----- DATA -----

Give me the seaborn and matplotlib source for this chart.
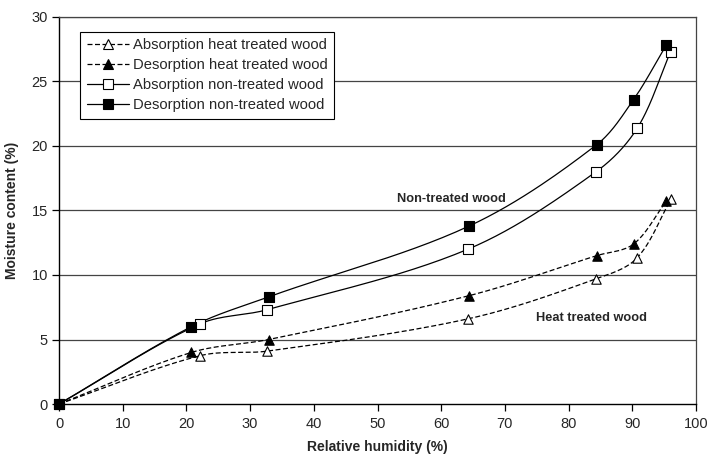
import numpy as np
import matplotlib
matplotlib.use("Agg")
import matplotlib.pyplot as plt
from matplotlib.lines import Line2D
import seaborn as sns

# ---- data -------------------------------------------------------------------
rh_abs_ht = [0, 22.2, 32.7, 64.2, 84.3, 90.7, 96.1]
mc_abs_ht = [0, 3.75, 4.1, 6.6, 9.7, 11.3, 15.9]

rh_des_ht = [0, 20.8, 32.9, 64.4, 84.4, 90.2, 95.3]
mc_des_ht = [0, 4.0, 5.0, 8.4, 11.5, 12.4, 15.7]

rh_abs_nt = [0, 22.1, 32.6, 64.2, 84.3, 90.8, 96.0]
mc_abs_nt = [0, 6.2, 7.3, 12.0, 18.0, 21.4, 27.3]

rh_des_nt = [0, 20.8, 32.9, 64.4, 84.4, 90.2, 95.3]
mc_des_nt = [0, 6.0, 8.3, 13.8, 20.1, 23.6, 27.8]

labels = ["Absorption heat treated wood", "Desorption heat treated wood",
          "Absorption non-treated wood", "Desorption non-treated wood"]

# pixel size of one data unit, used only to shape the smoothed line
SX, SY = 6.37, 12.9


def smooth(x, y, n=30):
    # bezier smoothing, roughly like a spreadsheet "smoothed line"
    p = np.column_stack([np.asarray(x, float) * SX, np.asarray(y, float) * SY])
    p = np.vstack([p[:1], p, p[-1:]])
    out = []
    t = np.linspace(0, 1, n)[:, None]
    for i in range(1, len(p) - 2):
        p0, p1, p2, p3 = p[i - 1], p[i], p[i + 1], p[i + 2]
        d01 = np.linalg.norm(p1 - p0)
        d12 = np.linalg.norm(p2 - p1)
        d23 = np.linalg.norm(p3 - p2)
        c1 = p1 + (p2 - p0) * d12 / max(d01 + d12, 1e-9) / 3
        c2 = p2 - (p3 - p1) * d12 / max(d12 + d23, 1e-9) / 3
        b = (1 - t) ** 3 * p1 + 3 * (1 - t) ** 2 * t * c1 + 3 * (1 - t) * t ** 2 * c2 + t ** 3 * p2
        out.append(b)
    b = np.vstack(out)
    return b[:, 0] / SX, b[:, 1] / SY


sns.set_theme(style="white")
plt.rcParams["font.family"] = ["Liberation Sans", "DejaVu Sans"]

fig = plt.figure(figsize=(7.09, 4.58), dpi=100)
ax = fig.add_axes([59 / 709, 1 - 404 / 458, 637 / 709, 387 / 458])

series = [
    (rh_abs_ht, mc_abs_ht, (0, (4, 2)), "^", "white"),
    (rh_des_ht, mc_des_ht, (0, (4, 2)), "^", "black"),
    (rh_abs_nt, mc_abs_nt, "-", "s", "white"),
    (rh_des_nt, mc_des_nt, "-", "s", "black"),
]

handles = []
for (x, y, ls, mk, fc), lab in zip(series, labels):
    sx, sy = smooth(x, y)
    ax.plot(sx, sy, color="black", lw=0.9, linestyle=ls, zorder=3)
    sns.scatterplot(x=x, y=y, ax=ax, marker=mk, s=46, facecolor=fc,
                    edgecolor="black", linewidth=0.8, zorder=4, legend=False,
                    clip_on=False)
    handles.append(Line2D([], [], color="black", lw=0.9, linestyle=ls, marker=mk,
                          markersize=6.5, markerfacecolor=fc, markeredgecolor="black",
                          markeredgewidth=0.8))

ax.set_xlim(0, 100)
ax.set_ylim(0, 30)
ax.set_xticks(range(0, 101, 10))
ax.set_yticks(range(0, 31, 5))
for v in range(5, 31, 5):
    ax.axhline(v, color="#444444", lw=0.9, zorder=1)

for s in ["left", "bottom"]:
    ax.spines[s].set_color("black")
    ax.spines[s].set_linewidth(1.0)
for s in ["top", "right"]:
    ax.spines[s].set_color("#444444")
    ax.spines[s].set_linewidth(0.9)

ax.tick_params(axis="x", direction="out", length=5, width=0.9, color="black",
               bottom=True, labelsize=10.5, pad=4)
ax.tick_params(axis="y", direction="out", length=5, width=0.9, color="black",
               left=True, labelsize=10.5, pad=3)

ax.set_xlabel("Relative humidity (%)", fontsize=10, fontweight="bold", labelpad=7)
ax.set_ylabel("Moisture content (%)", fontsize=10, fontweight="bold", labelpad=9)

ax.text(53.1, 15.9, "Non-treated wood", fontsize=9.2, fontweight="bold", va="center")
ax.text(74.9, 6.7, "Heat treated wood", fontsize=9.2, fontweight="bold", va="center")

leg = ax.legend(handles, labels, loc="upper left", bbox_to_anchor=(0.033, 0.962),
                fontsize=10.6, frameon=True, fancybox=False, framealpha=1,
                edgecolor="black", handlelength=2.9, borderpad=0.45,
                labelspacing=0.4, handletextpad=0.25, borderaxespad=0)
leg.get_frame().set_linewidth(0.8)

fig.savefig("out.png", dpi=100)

-----

WORK INSTRUCTIONS: Write out exactly the lines between the start of the data and the line with "SX, SY = 6.37, 12.9", including both, but none of the pictures.

FINISHED ANSWER:
Give me the seaborn and matplotlib source for this chart.
import numpy as np
import matplotlib
matplotlib.use("Agg")
import matplotlib.pyplot as plt
from matplotlib.lines import Line2D
import seaborn as sns

# ---- data -------------------------------------------------------------------
rh_abs_ht = [0, 22.2, 32.7, 64.2, 84.3, 90.7, 96.1]
mc_abs_ht = [0, 3.75, 4.1, 6.6, 9.7, 11.3, 15.9]

rh_des_ht = [0, 20.8, 32.9, 64.4, 84.4, 90.2, 95.3]
mc_des_ht = [0, 4.0, 5.0, 8.4, 11.5, 12.4, 15.7]

rh_abs_nt = [0, 22.1, 32.6, 64.2, 84.3, 90.8, 96.0]
mc_abs_nt = [0, 6.2, 7.3, 12.0, 18.0, 21.4, 27.3]

rh_des_nt = [0, 20.8, 32.9, 64.4, 84.4, 90.2, 95.3]
mc_des_nt = [0, 6.0, 8.3, 13.8, 20.1, 23.6, 27.8]

labels = ["Absorption heat treated wood", "Desorption heat treated wood",
          "Absorption non-treated wood", "Desorption non-treated wood"]

# pixel size of one data unit, used only to shape the smoothed line
SX, SY = 6.37, 12.9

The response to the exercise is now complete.